### Records shown:
>>>

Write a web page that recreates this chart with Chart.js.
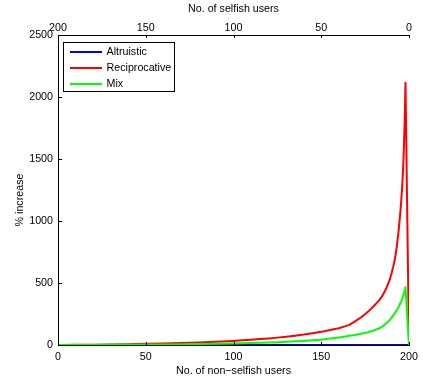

<<<
>>>

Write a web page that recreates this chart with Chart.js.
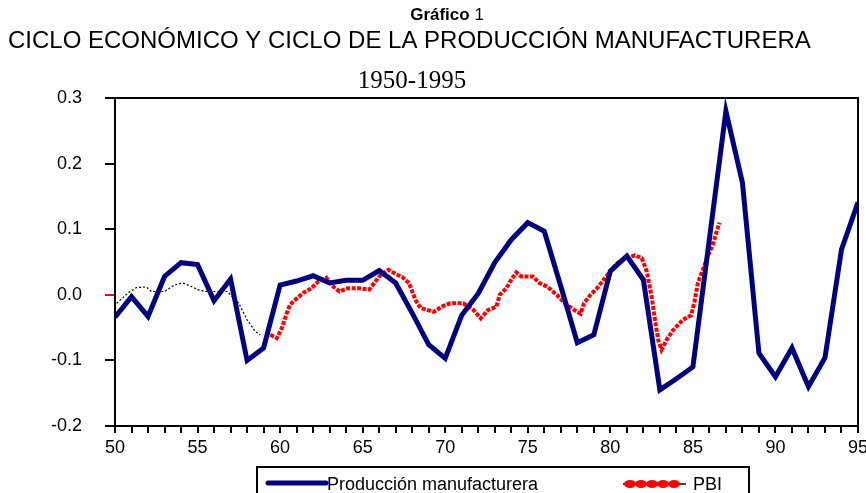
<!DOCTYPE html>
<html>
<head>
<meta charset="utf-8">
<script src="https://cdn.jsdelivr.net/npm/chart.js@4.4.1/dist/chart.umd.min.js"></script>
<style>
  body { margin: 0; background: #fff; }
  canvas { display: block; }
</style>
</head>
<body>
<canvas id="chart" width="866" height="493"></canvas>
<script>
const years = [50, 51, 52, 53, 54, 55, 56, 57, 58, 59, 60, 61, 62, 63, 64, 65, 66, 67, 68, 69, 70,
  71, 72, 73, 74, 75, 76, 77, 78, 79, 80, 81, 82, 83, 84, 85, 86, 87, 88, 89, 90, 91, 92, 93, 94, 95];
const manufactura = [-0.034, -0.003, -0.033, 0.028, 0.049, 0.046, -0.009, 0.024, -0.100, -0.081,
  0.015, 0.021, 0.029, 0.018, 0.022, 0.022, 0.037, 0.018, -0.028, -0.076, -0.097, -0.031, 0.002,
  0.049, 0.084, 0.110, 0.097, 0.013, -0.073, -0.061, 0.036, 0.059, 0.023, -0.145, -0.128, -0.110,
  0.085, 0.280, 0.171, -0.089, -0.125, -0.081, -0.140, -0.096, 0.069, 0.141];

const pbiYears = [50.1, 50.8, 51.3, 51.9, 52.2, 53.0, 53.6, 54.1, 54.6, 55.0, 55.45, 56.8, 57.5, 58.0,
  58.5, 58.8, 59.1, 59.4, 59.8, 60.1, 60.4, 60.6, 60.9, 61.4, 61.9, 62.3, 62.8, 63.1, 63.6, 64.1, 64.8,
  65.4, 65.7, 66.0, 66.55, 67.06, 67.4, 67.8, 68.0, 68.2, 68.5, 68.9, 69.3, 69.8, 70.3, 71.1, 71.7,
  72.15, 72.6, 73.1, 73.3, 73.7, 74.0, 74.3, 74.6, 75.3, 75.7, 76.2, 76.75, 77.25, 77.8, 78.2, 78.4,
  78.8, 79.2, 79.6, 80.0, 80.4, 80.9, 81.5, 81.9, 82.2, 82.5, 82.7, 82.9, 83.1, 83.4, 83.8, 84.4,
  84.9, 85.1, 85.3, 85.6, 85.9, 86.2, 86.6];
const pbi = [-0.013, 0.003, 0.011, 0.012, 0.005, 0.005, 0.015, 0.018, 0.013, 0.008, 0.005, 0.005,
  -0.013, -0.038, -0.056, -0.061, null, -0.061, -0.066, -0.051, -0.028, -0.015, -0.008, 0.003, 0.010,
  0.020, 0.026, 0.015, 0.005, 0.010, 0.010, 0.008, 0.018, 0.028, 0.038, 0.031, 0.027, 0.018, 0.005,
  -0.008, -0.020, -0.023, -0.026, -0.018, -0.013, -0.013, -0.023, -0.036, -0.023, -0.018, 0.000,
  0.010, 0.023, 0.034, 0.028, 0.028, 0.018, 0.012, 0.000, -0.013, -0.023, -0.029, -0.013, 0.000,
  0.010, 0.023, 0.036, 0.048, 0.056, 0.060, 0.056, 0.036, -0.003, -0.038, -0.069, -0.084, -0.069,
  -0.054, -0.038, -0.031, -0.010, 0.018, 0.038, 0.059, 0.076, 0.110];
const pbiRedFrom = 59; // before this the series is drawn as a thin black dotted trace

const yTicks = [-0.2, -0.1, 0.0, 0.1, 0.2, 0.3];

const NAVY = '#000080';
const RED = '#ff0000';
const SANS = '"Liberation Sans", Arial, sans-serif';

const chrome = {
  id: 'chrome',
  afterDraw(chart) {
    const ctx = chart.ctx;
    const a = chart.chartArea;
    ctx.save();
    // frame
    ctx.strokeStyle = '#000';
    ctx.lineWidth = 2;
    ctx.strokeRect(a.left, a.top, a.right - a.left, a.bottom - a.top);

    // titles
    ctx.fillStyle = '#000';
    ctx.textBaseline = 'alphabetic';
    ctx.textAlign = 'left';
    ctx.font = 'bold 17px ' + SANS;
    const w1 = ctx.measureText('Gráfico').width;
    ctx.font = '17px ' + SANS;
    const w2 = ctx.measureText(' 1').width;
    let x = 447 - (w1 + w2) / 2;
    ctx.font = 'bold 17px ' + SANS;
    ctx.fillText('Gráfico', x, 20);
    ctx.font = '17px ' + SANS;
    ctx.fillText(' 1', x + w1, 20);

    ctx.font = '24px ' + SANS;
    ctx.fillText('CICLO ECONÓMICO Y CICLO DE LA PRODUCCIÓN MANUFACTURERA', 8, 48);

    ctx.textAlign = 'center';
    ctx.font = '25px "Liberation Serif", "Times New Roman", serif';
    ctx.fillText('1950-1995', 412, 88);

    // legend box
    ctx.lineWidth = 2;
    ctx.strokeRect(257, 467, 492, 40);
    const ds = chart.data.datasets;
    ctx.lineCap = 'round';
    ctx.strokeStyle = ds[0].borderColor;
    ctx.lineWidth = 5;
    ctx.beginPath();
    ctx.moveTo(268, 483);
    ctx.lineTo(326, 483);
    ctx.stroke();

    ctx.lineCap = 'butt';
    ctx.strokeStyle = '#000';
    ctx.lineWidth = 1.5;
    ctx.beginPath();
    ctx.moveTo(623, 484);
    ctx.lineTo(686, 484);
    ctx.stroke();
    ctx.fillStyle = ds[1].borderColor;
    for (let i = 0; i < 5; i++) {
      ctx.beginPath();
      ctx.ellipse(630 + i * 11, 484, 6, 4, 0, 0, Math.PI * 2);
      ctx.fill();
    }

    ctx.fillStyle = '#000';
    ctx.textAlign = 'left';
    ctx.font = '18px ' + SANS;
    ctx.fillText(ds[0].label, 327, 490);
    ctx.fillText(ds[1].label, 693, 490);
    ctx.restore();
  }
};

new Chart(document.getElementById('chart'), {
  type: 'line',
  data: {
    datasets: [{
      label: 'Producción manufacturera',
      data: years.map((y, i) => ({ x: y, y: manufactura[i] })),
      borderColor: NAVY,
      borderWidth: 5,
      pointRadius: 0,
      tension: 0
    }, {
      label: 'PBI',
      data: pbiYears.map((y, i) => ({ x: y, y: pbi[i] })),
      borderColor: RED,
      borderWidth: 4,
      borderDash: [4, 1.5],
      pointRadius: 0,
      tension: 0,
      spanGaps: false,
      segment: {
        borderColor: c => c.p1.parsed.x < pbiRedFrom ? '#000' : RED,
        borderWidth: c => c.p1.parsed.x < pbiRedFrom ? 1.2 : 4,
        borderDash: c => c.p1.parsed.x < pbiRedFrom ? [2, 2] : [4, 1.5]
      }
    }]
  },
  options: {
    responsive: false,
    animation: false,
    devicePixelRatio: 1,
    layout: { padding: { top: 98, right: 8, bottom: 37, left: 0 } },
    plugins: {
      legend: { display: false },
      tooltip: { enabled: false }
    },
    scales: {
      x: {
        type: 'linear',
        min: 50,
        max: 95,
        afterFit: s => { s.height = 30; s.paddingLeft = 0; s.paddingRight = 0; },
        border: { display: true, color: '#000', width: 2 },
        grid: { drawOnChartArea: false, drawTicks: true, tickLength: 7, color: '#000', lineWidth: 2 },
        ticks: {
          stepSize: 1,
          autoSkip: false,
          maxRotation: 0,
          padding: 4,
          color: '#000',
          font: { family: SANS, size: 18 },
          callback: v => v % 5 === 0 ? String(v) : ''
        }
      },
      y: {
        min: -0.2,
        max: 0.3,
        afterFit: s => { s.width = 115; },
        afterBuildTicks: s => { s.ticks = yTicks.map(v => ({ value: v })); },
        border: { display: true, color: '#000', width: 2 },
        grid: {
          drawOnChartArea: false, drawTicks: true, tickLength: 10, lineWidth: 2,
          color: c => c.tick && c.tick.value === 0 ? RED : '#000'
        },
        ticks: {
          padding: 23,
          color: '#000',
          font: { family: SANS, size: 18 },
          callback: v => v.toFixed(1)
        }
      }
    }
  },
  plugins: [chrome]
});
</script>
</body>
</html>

<<<
>>>

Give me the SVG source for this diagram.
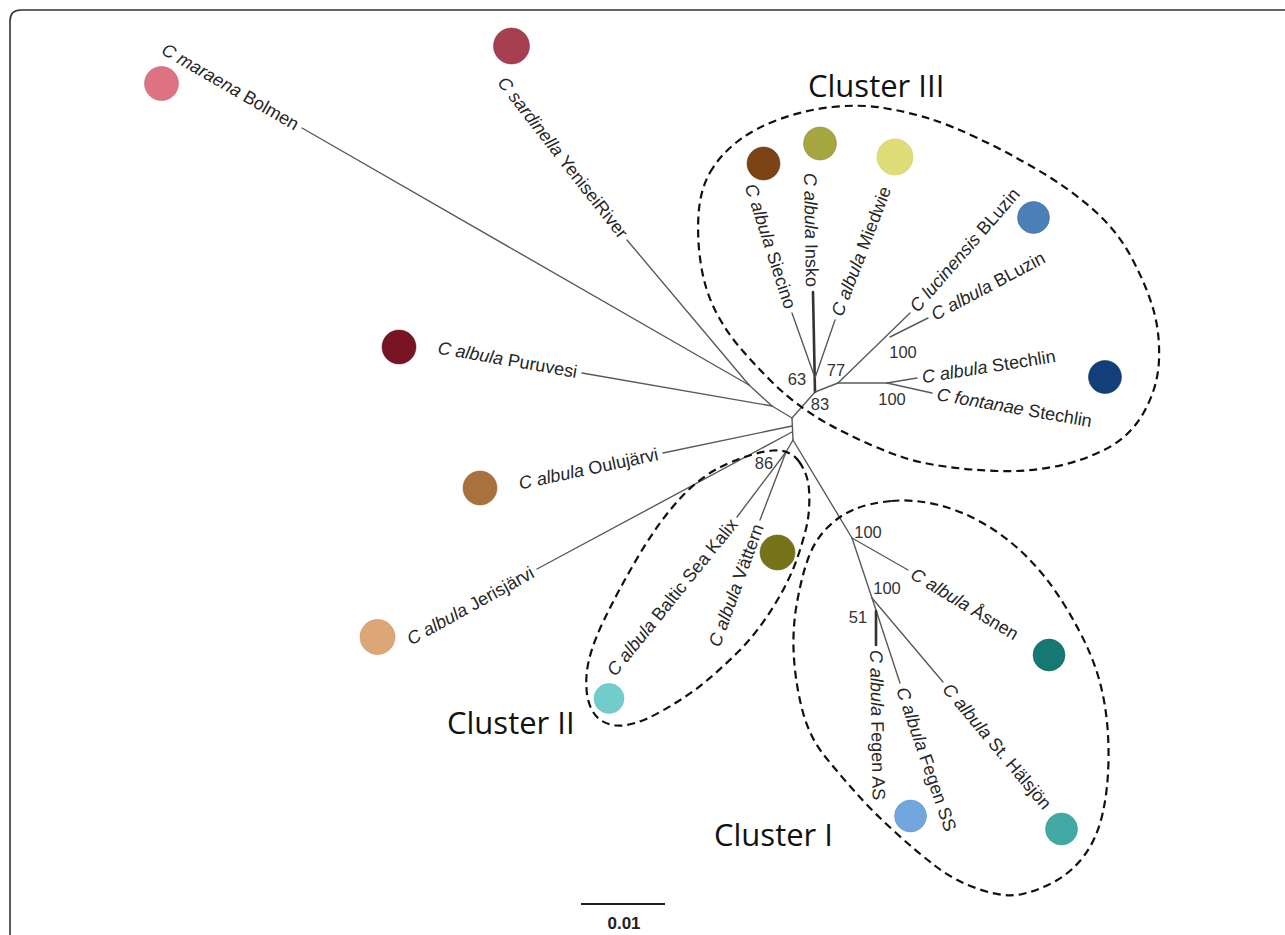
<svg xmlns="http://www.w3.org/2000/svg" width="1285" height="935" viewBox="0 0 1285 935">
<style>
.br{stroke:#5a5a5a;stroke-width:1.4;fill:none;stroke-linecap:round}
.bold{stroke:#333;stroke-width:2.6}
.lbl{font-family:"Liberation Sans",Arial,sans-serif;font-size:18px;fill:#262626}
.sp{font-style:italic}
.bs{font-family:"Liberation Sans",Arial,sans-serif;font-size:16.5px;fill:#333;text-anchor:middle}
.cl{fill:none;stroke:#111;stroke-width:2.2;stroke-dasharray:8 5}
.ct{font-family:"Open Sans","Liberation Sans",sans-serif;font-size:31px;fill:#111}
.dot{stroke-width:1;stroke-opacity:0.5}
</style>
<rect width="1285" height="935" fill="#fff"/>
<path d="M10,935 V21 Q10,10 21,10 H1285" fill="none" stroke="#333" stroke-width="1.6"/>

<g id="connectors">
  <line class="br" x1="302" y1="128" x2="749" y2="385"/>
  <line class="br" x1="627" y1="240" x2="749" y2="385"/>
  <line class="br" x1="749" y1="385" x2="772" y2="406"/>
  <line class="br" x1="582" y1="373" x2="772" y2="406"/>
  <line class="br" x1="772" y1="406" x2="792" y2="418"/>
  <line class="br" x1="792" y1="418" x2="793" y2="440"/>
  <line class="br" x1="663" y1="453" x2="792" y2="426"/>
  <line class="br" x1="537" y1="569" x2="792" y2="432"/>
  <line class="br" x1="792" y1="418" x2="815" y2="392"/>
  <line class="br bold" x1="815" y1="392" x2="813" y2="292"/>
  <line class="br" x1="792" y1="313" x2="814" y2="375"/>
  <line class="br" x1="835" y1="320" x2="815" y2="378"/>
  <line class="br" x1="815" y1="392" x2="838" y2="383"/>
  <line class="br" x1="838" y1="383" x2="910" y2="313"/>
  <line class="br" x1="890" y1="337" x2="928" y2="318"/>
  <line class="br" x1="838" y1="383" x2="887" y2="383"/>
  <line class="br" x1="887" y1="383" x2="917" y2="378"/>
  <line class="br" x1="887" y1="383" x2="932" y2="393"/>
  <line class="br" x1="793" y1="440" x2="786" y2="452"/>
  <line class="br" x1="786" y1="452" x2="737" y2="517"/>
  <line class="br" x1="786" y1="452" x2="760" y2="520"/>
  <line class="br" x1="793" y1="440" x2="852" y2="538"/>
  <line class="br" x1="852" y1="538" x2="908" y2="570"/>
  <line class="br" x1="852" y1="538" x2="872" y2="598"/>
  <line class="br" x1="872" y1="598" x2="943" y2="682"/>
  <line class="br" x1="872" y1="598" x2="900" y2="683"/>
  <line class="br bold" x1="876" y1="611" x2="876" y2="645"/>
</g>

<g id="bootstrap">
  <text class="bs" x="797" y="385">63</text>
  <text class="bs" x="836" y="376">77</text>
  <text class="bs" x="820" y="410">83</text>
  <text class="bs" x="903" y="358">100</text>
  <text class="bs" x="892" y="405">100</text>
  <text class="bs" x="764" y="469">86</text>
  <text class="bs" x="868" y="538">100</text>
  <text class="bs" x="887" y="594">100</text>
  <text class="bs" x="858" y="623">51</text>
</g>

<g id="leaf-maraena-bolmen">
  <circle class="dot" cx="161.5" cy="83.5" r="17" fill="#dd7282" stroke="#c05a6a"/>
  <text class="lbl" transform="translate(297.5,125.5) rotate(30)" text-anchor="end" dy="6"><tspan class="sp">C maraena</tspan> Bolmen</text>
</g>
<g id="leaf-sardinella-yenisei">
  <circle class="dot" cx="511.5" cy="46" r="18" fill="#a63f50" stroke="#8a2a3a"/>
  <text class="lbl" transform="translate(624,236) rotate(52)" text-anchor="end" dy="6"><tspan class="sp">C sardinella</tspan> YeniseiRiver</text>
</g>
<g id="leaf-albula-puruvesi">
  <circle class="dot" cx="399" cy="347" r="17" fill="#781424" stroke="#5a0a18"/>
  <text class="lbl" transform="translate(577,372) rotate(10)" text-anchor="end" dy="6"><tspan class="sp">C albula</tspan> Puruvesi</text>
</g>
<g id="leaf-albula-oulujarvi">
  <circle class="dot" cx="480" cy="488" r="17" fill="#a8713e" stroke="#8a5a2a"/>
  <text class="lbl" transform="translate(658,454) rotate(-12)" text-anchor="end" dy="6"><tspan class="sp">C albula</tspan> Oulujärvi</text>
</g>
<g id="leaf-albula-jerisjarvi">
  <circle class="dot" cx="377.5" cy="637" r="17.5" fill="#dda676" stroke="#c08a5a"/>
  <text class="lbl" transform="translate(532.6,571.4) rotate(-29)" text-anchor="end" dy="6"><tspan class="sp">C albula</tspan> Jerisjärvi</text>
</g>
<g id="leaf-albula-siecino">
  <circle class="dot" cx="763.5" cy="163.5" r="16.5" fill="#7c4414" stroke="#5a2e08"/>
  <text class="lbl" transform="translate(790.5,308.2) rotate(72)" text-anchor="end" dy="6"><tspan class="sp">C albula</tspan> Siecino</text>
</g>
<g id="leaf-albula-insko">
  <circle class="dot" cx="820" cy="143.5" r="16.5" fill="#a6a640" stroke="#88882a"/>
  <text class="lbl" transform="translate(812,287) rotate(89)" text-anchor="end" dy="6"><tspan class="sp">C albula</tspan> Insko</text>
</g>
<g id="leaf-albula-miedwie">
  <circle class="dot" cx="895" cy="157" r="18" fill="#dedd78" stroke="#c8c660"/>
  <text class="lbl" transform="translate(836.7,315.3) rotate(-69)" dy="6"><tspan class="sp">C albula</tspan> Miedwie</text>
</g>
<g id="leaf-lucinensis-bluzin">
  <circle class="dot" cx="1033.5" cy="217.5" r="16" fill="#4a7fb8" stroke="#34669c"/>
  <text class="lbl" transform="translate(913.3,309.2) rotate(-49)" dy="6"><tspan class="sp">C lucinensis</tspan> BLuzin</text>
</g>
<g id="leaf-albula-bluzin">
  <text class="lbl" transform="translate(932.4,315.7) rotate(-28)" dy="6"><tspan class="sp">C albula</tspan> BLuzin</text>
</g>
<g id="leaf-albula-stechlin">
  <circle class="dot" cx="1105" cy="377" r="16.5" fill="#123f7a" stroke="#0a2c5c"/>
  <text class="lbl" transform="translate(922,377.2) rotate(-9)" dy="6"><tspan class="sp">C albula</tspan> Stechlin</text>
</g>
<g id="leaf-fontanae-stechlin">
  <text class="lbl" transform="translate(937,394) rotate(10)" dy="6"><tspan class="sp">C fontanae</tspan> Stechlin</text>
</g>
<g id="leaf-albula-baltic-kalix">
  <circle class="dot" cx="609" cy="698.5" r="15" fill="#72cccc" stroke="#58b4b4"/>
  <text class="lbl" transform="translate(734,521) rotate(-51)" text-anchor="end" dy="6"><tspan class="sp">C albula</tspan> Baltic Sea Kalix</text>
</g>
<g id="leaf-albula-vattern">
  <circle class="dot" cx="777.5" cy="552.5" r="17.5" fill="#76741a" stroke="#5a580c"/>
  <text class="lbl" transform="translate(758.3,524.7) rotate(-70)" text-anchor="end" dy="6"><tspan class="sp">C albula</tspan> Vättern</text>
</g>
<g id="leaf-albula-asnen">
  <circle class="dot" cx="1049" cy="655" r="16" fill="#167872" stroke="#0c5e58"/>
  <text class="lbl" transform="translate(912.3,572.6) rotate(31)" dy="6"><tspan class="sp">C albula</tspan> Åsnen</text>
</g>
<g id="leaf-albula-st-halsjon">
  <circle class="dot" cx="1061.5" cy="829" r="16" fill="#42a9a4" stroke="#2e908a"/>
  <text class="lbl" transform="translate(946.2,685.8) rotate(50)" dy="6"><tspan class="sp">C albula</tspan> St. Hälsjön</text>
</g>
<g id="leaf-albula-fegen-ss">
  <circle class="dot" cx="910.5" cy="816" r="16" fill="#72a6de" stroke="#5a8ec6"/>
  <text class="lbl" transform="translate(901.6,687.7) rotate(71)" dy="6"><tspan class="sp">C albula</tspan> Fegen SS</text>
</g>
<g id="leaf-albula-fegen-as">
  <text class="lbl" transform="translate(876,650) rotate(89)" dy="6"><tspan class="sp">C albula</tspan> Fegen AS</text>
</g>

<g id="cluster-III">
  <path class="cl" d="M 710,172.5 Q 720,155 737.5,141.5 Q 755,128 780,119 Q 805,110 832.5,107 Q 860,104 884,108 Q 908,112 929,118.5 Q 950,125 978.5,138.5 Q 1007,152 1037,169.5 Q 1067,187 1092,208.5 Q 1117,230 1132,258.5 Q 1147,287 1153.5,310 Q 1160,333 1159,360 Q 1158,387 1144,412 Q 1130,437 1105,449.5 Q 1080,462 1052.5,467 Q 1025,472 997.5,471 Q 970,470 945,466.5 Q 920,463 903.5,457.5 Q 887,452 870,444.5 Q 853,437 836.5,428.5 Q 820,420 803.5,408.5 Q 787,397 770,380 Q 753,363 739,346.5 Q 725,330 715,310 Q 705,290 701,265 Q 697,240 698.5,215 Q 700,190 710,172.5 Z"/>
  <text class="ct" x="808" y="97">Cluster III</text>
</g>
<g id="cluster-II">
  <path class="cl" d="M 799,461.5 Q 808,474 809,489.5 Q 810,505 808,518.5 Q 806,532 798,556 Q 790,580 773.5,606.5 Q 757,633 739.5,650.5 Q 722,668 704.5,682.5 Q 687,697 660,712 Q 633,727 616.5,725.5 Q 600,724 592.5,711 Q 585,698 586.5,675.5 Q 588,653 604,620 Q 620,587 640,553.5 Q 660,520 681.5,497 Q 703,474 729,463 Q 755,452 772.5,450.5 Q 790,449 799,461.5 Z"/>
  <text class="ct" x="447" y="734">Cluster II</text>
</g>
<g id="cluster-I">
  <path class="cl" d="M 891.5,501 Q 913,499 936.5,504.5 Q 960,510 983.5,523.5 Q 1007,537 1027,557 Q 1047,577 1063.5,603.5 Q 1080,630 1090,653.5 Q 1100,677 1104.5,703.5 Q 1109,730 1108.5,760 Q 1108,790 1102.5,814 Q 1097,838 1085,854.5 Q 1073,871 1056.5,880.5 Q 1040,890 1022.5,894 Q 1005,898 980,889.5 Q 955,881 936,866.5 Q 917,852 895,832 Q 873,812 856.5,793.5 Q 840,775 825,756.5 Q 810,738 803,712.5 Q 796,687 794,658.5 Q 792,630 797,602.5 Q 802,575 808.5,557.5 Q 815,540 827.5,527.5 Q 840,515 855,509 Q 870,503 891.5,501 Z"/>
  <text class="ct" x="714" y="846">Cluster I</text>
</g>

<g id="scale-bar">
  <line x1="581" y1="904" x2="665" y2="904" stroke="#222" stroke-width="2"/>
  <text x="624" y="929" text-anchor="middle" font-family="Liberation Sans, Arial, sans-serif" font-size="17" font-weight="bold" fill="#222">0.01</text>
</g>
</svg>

<<<

### What to work on:
Examine the entries and report how many of their lines contain the string "this", giving no more than the number.

### Full solution:
4